__Exercise task__:
Without the pictures, return exactly the lines from the one with "Recreate this image" through the one with "from matplotlib.ticker import". Both end lines belong in the copy.

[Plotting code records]
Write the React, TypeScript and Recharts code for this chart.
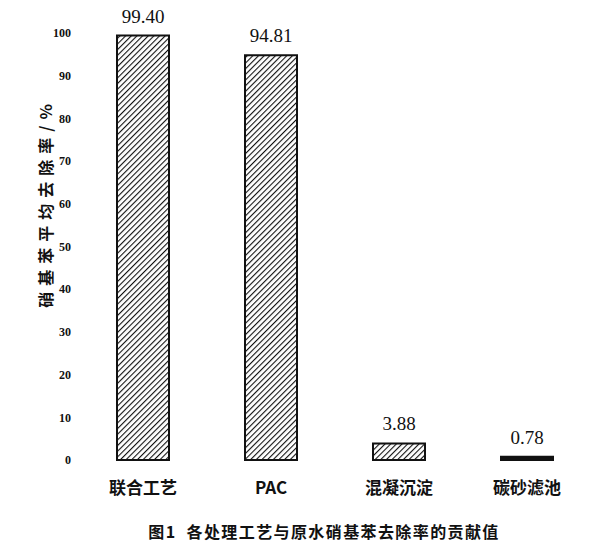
import React from "react";
import { BarChart, Bar, XAxis, YAxis, LabelList, Cell } from "recharts";

const categories = ["联合工艺", "PAC", "混凝沉淀", "碳砂滤池"];
const removalRates = [99.4, 94.81, 3.88, 0.78];
const yTicks = [0, 10, 20, 30, 40, 50, 60, 70, 80, 90, 100];

const data = categories.map((name, i) => ({ name, value: removalRates[i] }));

const cjk = '"Noto Sans CJK SC", "Noto Sans", sans-serif';
const serif = '"Liberation Serif", "DejaVu Serif", serif';

// rotated y-axis title, sits a bit above the plot centre like the scan
const YTitle = (props: any) => {
  const { viewBox } = props;
  const cx = viewBox.x + 37;
  const cy = viewBox.y + 170;
  return (
    <text
      x={cx}
      y={cy}
      transform={`rotate(-90 ${cx} ${cy})`}
      textAnchor="middle"
      dominantBaseline="central"
      fontFamily={cjk}
      fontWeight="bold"
      fontSize={16}
      letterSpacing={6}
      fill="#111"
    >
      硝基苯平均去除率/%
    </text>
  );
};

const App: React.FC = () => {
  return (
    <div style={{ position: "relative", width: 585, height: 551, marginTop: -8 }}>
      <BarChart
        width={585}
        height={551}
        data={data}
        margin={{ top: 33, right: 2, bottom: 51, left: 0 }}
      >
        <defs>
          <pattern
            id="hatch"
            patternUnits="userSpaceOnUse"
            width={4}
            height={4}
            patternTransform="rotate(45)"
          >
            <rect width={4} height={4} fill="#fff" />
            <line x1={0} y1={0} x2={0} y2={4} stroke="#111" strokeWidth={2.2} />
          </pattern>
        </defs>
        <XAxis
          dataKey="name"
          axisLine={false}
          tickLine={false}
          tickSize={0}
          tickMargin={22}
          height={40}
          interval={0}
          tick={{ fontFamily: cjk, fontWeight: "bold", fontSize: 17, fill: "#111" }}
        />
        <YAxis
          width={71}
          domain={[0, 100]}
          ticks={yTicks}
          interval={0}
          axisLine={false}
          tickLine={false}
          tick={{ fontFamily: serif, fontWeight: "bold", fontSize: 12, fill: "#111" }}
          label={<YTitle />}
        />
        <Bar
          dataKey="value"
          barSize={52}
          fill="url(#hatch)"
          stroke="#111"
          strokeWidth={2}
          isAnimationActive={false}
        >
          {data.map((d) => (
            // the thinnest bar prints as a solid black line
            <Cell key={d.name} fill={d.value < 1 ? "#111" : "url(#hatch)"} />
          ))}
          <LabelList
            dataKey="value"
            position="top"
            offset={13}
            formatter={(v: any) => Number(v).toFixed(2)}
            style={{ fontFamily: serif, fontSize: 19, fill: "#111" }}
          />
        </Bar>
      </BarChart>
      <div
        style={{
          position: "absolute",
          left: 47,
          width: 538,
          top: 519,
          textAlign: "center",
          fontFamily: cjk,
          fontWeight: "bold",
          fontSize: 16,
          letterSpacing: 1.4,
          whiteSpace: "pre",
          color: "#111",
        }}
      >
        {"图1  各处理工艺与原水硝基苯去除率的贡献值"}
      </div>
    </div>
  );
};

export default App;
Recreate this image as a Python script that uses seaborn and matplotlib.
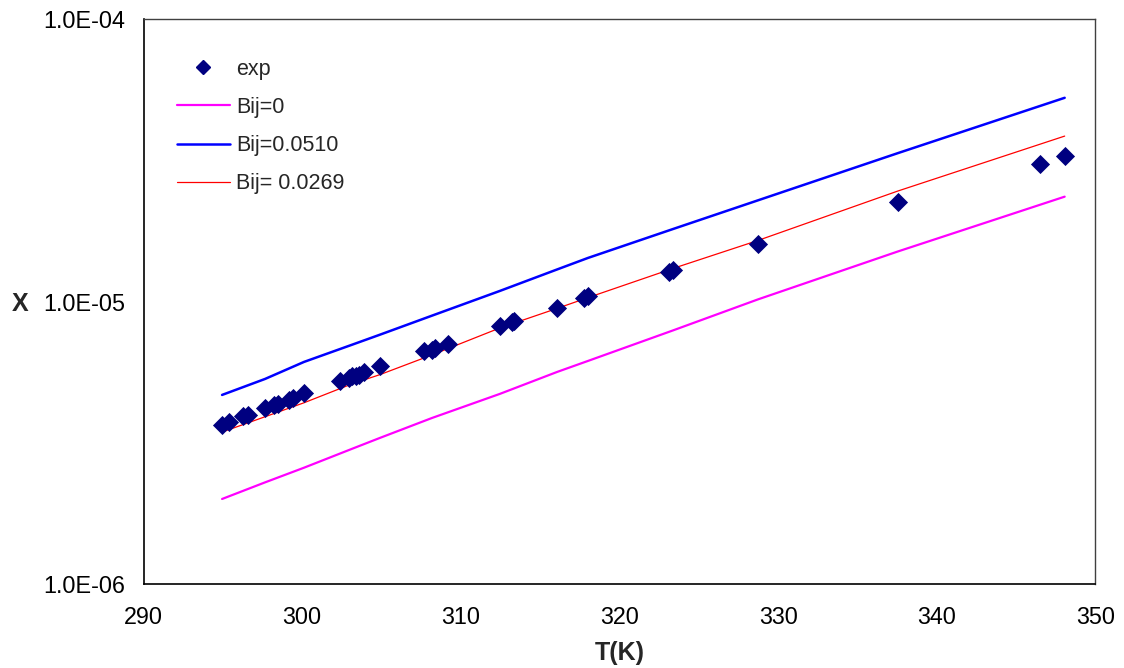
import numpy as np
import pandas as pd
import matplotlib
matplotlib.use("Agg")
import matplotlib.pyplot as plt
import seaborn as sns
from matplotlib.lines import Line2D
from matplotlib.ticker import NullLocator, FixedLocator, FixedFormatter

# ---- data ----
exp_T = [294.95, 295.39, 296.27, 296.58, 297.66, 298.22, 298.47, 299.17, 299.42, 300.11,
         302.38, 302.95, 303.14, 303.39, 303.58, 303.89, 304.90, 307.67, 308.18, 308.37,
         309.19, 312.46, 313.22, 313.35, 316.06, 317.76, 318.01, 323.11, 323.37, 328.72,
         337.54, 346.49, 348.06]
exp_X = [3.65e-6, 3.75e-6, 3.93e-6, 3.97e-6, 4.20e-6, 4.30e-6, 4.34e-6, 4.48e-6, 4.55e-6, 4.74e-6,
         5.23e-6, 5.36e-6, 5.45e-6, 5.45e-6, 5.49e-6, 5.63e-6, 5.91e-6, 6.68e-6, 6.73e-6, 6.84e-6,
         7.07e-6, 8.19e-6, 8.46e-6, 8.53e-6, 9.48e-6, 1.029e-5, 1.046e-5, 1.272e-5, 1.292e-5, 1.598e-5,
         2.25e-5, 3.07e-5, 3.27e-5]

line_T = [294.95, 297.66, 300.11, 303.14, 304.90, 308.18, 312.46, 316.06, 318.01, 323.37,
          328.72, 337.54, 348.06]
X_bij0 = [2.00e-6, 2.29e-6, 2.58e-6, 3.01e-6, 3.29e-6, 3.87e-6, 4.71e-6, 5.63e-6, 6.16e-6, 7.90e-6,
          1.017e-5, 1.503e-5, 2.35e-5]
X_bij0510 = [4.67e-6, 5.32e-6, 6.11e-6, 7.03e-6, 7.63e-6, 8.91e-6, 1.090e-5, 1.298e-5, 1.426e-5, 1.805e-5,
             2.28e-5, 3.35e-5, 5.26e-5]
X_bij0269 = [3.45e-6, 3.91e-6, 4.38e-6, 5.11e-6, 5.51e-6, 6.47e-6, 8.06e-6, 9.45e-6, 1.032e-5, 1.309e-5,
             1.644e-5, 2.46e-5, 3.85e-5]

series_names = ["Bij=0", "Bij=0.0510", "Bij= 0.0269"]
series_colors = ["#FF00FF", "#0000FF", "#FF0000"]
series_widths = [1.6, 1.8, 0.9]

x_ticks = [290, 300, 310, 320, 330, 340, 350]
y_ticks = [1e-6, 1e-5, 1e-4]
y_tick_labels = ["1.0E-06", "1.0E-05", "1.0E-04"]

# ---- frames ----
lines_df = pd.concat([
    pd.DataFrame({"T": line_T, "X": vals, "series": name})
    for name, vals in zip(series_names, [X_bij0, X_bij0510, X_bij0269])
], ignore_index=True)
exp_df = pd.DataFrame({"T": exp_T, "X": exp_X})

sns.set_theme(style="white")
plt.rcParams["font.family"] = ["Liberation Sans", "DejaVu Sans"]

fig = plt.figure(figsize=(11.24, 6.68), dpi=100)
ax = fig.add_axes([0.1277, 0.1257, 0.8469, 0.8459])

for name, col, lw in zip(series_names, series_colors, series_widths):
    sub = lines_df[lines_df["series"] == name]
    sns.lineplot(data=sub, x="T", y="X", color=col, linewidth=lw, ax=ax,
                 estimator=None, sort=False, legend=False)

sns.scatterplot(data=exp_df, x="T", y="X", marker="D", color="#000080",
                s=95, edgecolor="#000080", linewidth=0, ax=ax, legend=False, zorder=5)

ax.set_yscale("log")
ax.set_xlim(290, 350)
ax.set_ylim(1e-6, 1e-4)
ax.xaxis.set_major_locator(FixedLocator(x_ticks))
ax.yaxis.set_major_locator(FixedLocator(y_ticks))
ax.yaxis.set_major_formatter(FixedFormatter(y_tick_labels))
ax.yaxis.set_minor_locator(NullLocator())
ax.xaxis.set_minor_locator(NullLocator())

ax.tick_params(axis="both", which="major", labelsize=16.8, length=7, width=1,
               color="#808080", direction="out", labelcolor="black", pad=6)
ax.tick_params(axis="x", pad=9)

for side in ["left", "bottom"]:
    ax.spines[side].set_color("black")
    ax.spines[side].set_linewidth(1.2)
for side in ["top", "right"]:
    ax.spines[side].set_color("#404040")
    ax.spines[side].set_linewidth(1.0)
ax.grid(False)

ax.set_xlabel("T(K)", fontsize=18, fontweight="bold")
ax.set_ylabel("X", fontsize=18, fontweight="bold", rotation=0)
ax.xaxis.set_label_coords(0.5, -0.10)
ax.yaxis.set_label_coords(-0.13, 0.475)

handles = [
    Line2D([], [], linestyle="none", marker="D", color="#000080", markersize=7),
] + [
    Line2D([], [], color=c, linewidth=w) for c, w in zip(series_colors, series_widths)
]
labels = ["exp"] + series_names
ax.legend(handles, labels, loc="upper left", bbox_to_anchor=(0.0147, 0.964), frameon=False,
          fontsize=15.5, handlelength=2.45, handletextpad=0.3, labelspacing=0.8)

fig.savefig("out.png", dpi=100)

__Task response__:
Recreate this image as a Python script that uses seaborn and matplotlib.
import numpy as np
import pandas as pd
import matplotlib
matplotlib.use("Agg")
import matplotlib.pyplot as plt
import seaborn as sns
from matplotlib.lines import Line2D
from matplotlib.ticker import NullLocator, FixedLocator, FixedFormatter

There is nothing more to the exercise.